Directions:
Extract exactly those lines that lie between the start of the material and the line with "import numpy as np", including both boundary lines and no others.

Data section:
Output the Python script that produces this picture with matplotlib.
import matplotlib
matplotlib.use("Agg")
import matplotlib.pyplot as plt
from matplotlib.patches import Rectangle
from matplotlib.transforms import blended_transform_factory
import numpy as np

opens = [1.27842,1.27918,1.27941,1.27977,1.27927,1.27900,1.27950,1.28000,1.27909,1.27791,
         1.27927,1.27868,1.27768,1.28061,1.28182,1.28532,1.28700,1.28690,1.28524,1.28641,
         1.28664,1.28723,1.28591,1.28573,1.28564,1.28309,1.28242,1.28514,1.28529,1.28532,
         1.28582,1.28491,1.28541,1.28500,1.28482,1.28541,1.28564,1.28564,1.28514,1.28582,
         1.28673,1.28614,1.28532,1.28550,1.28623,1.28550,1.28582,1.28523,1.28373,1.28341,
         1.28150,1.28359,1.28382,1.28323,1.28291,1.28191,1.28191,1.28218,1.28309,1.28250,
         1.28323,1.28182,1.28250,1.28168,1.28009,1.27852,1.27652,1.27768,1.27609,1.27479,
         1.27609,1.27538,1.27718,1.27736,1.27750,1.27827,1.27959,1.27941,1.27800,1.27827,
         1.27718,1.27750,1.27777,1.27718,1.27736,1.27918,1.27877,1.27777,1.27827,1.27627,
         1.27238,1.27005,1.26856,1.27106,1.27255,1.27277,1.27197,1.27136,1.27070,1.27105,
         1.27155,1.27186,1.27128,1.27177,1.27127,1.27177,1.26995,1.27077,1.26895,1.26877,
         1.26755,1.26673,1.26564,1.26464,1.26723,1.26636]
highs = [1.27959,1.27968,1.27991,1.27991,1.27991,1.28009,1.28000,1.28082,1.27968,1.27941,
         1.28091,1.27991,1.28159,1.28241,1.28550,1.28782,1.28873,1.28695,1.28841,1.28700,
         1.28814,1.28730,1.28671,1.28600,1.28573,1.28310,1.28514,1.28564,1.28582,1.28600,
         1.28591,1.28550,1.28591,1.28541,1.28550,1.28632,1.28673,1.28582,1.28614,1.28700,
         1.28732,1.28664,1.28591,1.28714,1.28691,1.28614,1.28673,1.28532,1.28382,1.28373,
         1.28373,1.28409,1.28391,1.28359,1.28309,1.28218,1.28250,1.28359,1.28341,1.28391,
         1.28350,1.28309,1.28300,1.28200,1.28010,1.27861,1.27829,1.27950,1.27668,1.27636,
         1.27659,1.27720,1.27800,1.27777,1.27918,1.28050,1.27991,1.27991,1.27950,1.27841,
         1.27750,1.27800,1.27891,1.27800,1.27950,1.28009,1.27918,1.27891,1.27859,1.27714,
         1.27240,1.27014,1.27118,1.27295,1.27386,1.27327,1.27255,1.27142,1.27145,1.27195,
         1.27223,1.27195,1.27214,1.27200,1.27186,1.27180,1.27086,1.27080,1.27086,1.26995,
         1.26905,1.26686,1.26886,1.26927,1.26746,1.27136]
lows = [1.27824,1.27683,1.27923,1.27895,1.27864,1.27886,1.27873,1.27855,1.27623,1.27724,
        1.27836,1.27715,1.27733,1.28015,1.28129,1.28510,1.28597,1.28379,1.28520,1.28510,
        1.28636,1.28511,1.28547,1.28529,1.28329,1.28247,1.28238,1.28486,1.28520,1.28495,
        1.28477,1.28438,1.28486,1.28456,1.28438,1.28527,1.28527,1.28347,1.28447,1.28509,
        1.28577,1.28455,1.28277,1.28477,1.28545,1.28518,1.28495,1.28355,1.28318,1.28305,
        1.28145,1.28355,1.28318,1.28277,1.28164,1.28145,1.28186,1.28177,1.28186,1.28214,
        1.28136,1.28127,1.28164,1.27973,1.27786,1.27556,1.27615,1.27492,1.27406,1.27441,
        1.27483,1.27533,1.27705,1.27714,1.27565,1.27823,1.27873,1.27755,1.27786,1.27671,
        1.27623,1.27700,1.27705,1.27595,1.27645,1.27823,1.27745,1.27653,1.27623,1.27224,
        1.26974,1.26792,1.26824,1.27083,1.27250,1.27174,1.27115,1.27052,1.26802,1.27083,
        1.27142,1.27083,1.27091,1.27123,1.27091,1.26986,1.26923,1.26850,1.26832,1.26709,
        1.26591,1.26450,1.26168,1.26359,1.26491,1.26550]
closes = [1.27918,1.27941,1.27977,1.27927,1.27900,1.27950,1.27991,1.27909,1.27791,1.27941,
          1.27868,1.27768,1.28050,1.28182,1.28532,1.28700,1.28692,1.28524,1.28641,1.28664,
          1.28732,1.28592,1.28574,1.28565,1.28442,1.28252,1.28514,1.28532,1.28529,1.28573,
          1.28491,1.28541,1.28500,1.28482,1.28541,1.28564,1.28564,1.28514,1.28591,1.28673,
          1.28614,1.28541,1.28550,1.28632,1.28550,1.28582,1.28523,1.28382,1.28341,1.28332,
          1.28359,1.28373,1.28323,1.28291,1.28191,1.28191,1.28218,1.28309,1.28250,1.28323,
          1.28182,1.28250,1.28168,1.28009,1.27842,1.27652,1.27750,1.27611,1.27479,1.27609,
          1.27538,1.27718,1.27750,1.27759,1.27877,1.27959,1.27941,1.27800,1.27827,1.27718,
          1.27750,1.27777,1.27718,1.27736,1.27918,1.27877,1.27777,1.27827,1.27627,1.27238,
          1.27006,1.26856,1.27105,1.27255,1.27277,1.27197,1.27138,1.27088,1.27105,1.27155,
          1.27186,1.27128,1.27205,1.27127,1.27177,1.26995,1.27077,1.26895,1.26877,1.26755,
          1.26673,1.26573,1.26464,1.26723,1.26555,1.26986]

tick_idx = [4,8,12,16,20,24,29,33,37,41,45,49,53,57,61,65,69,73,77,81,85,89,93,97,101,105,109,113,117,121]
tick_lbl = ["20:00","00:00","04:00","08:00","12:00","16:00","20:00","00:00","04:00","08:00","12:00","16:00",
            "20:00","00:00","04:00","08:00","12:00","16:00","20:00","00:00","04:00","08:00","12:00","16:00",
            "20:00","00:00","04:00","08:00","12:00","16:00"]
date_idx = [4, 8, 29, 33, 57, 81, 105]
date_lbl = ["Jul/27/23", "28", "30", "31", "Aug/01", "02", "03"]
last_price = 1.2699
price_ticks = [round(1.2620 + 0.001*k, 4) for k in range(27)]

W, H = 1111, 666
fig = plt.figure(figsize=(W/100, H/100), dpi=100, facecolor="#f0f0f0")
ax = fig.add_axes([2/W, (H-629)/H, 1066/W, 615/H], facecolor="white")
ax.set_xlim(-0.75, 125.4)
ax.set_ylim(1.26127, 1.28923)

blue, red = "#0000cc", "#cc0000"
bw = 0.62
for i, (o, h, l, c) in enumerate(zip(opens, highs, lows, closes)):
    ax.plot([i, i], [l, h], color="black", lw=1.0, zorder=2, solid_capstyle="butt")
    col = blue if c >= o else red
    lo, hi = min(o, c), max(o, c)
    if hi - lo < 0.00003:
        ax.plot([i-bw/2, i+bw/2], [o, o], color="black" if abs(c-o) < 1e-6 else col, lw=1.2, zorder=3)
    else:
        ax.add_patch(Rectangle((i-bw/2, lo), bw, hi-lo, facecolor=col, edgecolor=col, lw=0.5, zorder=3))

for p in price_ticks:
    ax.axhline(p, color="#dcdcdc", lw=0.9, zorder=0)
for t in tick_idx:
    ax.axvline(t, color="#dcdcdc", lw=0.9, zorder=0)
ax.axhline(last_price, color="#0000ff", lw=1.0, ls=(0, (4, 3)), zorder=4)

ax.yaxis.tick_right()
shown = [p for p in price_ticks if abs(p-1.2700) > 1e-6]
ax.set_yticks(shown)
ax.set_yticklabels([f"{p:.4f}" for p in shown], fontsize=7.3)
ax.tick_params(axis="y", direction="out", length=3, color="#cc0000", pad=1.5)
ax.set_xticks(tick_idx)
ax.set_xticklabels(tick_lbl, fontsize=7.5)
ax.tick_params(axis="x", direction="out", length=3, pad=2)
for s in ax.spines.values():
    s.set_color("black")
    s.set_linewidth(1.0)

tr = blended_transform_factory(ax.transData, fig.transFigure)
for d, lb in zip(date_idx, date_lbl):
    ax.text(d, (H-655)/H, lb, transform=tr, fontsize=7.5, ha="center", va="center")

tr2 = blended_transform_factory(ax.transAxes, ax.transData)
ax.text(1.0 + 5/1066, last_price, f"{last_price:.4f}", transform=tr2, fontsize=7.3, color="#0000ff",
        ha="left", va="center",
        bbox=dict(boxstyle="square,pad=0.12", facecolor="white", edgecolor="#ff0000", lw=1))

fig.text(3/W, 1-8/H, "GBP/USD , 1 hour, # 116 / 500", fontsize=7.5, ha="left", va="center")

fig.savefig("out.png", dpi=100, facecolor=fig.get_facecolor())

The answer:
Output the Python script that produces this picture with matplotlib.
import matplotlib
matplotlib.use("Agg")
import matplotlib.pyplot as plt
from matplotlib.patches import Rectangle
from matplotlib.transforms import blended_transform_factory
import numpy as np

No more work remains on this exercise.